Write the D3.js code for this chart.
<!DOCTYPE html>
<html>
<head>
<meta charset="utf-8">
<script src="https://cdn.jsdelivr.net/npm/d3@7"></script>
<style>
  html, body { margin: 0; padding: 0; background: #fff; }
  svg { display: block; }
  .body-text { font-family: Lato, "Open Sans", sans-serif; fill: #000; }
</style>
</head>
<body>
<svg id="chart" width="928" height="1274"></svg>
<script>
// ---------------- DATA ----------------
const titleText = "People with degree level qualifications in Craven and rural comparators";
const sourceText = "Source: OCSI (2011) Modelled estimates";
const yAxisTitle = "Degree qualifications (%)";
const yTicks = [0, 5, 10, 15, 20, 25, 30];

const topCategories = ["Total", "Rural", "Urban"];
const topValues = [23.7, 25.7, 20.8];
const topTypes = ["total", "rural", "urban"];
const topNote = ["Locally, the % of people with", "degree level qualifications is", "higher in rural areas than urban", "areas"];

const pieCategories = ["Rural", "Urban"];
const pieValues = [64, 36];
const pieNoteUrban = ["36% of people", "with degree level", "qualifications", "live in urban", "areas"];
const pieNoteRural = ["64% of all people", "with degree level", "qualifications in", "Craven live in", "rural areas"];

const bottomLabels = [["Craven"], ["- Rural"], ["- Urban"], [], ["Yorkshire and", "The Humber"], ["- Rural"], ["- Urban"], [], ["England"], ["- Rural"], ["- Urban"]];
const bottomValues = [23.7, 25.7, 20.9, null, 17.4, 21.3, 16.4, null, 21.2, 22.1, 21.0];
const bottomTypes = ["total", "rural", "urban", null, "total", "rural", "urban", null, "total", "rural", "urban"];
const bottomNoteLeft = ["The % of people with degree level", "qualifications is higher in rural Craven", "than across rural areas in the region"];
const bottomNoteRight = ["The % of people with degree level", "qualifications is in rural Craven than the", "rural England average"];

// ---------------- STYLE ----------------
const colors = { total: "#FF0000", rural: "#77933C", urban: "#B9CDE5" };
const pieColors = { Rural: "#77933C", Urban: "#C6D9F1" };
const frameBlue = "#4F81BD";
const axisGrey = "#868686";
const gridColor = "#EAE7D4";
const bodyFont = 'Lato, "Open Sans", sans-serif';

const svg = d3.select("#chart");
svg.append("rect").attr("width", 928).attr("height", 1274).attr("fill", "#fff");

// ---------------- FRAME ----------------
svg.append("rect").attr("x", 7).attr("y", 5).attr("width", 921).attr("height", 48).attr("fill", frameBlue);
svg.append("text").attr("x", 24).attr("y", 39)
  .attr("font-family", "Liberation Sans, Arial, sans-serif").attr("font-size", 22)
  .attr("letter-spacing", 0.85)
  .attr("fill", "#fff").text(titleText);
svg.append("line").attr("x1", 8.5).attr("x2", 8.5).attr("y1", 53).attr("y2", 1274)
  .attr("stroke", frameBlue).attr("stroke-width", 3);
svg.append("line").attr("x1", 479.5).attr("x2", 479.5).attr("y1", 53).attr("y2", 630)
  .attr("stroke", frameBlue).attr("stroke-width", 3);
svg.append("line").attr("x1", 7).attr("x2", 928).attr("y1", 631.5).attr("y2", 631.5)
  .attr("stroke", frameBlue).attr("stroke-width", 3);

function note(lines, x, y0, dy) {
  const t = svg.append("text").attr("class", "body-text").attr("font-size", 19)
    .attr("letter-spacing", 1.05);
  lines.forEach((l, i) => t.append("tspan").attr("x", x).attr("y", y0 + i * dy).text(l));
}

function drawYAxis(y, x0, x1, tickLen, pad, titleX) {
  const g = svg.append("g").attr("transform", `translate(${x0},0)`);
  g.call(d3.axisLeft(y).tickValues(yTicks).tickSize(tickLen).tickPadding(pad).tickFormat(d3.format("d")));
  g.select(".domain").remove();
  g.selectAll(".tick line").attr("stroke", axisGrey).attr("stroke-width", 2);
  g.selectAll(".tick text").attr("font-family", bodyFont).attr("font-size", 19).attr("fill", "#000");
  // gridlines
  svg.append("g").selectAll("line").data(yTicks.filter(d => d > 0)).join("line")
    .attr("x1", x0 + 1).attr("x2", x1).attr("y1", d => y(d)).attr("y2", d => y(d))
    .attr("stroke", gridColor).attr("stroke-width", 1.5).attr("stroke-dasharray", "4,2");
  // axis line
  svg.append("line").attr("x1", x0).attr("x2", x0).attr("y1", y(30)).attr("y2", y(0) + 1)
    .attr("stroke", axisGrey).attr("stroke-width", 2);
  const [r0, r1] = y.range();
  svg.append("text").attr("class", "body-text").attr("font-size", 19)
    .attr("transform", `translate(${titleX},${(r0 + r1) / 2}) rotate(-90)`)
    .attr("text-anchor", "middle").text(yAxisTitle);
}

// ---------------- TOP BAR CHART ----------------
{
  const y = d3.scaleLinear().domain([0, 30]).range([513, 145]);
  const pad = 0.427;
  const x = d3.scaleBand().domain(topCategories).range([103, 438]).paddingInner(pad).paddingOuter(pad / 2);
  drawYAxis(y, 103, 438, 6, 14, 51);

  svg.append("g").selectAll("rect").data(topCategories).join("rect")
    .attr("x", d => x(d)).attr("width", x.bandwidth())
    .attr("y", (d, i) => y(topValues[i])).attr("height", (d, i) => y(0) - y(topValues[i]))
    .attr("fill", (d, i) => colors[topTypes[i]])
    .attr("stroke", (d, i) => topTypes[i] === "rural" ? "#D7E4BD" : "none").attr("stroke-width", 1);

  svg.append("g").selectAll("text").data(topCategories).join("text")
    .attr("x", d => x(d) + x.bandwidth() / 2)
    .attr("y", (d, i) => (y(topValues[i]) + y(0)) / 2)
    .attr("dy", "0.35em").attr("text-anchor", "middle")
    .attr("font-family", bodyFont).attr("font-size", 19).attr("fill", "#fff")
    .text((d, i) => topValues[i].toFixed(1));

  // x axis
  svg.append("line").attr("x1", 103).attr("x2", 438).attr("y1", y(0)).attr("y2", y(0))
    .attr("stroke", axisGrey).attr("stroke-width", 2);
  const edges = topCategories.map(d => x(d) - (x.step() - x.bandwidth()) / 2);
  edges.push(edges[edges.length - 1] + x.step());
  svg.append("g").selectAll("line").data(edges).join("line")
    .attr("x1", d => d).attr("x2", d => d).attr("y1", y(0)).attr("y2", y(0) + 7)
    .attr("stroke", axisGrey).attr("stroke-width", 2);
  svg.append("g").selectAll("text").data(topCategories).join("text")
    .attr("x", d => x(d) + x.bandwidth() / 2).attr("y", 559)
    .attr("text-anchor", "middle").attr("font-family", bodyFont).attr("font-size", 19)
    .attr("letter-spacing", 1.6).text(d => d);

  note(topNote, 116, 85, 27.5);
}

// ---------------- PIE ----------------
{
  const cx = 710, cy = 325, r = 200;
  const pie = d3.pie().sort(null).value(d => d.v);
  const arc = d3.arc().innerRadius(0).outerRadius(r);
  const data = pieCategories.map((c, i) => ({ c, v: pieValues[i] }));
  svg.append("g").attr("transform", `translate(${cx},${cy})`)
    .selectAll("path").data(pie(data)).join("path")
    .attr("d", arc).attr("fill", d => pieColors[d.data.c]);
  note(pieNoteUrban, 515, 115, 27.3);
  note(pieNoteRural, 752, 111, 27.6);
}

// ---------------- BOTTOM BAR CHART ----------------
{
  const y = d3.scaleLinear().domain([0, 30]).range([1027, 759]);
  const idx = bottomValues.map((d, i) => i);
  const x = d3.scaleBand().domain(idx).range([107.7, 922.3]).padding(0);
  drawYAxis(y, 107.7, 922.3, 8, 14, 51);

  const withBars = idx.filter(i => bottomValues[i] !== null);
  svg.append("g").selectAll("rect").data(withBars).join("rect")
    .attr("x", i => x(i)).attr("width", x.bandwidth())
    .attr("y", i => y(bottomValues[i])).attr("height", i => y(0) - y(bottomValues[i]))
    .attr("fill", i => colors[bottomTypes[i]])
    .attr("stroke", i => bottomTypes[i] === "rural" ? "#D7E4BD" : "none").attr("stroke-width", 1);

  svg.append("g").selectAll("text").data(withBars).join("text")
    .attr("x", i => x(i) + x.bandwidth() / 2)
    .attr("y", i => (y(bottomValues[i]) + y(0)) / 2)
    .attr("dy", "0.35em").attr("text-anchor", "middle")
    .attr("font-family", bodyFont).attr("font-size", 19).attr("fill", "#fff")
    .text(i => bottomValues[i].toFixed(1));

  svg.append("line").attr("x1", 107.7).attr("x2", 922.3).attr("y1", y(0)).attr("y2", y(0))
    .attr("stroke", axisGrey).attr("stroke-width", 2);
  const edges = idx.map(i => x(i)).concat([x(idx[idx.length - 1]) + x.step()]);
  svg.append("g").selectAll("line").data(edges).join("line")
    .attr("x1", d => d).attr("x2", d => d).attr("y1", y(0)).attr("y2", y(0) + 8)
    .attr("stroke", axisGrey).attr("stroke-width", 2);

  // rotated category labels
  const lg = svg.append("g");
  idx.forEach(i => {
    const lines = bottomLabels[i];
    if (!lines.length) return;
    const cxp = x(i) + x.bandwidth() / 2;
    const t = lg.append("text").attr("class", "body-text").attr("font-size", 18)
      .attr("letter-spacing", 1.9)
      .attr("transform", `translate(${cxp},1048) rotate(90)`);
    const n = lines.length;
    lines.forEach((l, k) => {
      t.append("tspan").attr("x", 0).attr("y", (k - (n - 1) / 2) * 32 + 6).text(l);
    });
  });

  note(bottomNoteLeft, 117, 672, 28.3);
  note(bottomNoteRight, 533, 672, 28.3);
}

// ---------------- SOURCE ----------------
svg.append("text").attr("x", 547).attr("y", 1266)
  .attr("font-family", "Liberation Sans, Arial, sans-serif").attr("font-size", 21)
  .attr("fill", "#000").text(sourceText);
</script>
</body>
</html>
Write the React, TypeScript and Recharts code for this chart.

=== Task prompt ===
Copy exactly the lines that run from the first line of the data to the line containing "is in rural", please, with both ends included and nothing else.

=== Final result ===
Write the D3.js code for this chart.
<!DOCTYPE html>
<html>
<head>
<meta charset="utf-8">
<script src="https://cdn.jsdelivr.net/npm/d3@7"></script>
<style>
  html, body { margin: 0; padding: 0; background: #fff; }
  svg { display: block; }
  .body-text { font-family: Lato, "Open Sans", sans-serif; fill: #000; }
</style>
</head>
<body>
<svg id="chart" width="928" height="1274"></svg>
<script>
// ---------------- DATA ----------------
const titleText = "People with degree level qualifications in Craven and rural comparators";
const sourceText = "Source: OCSI (2011) Modelled estimates";
const yAxisTitle = "Degree qualifications (%)";
const yTicks = [0, 5, 10, 15, 20, 25, 30];

const topCategories = ["Total", "Rural", "Urban"];
const topValues = [23.7, 25.7, 20.8];
const topTypes = ["total", "rural", "urban"];
const topNote = ["Locally, the % of people with", "degree level qualifications is", "higher in rural areas than urban", "areas"];

const pieCategories = ["Rural", "Urban"];
const pieValues = [64, 36];
const pieNoteUrban = ["36% of people", "with degree level", "qualifications", "live in urban", "areas"];
const pieNoteRural = ["64% of all people", "with degree level", "qualifications in", "Craven live in", "rural areas"];

const bottomLabels = [["Craven"], ["- Rural"], ["- Urban"], [], ["Yorkshire and", "The Humber"], ["- Rural"], ["- Urban"], [], ["England"], ["- Rural"], ["- Urban"]];
const bottomValues = [23.7, 25.7, 20.9, null, 17.4, 21.3, 16.4, null, 21.2, 22.1, 21.0];
const bottomTypes = ["total", "rural", "urban", null, "total", "rural", "urban", null, "total", "rural", "urban"];
const bottomNoteLeft = ["The % of people with degree level", "qualifications is higher in rural Craven", "than across rural areas in the region"];
const bottomNoteRight = ["The % of people with degree level", "qualifications is in rural Craven than the", "rural England average"];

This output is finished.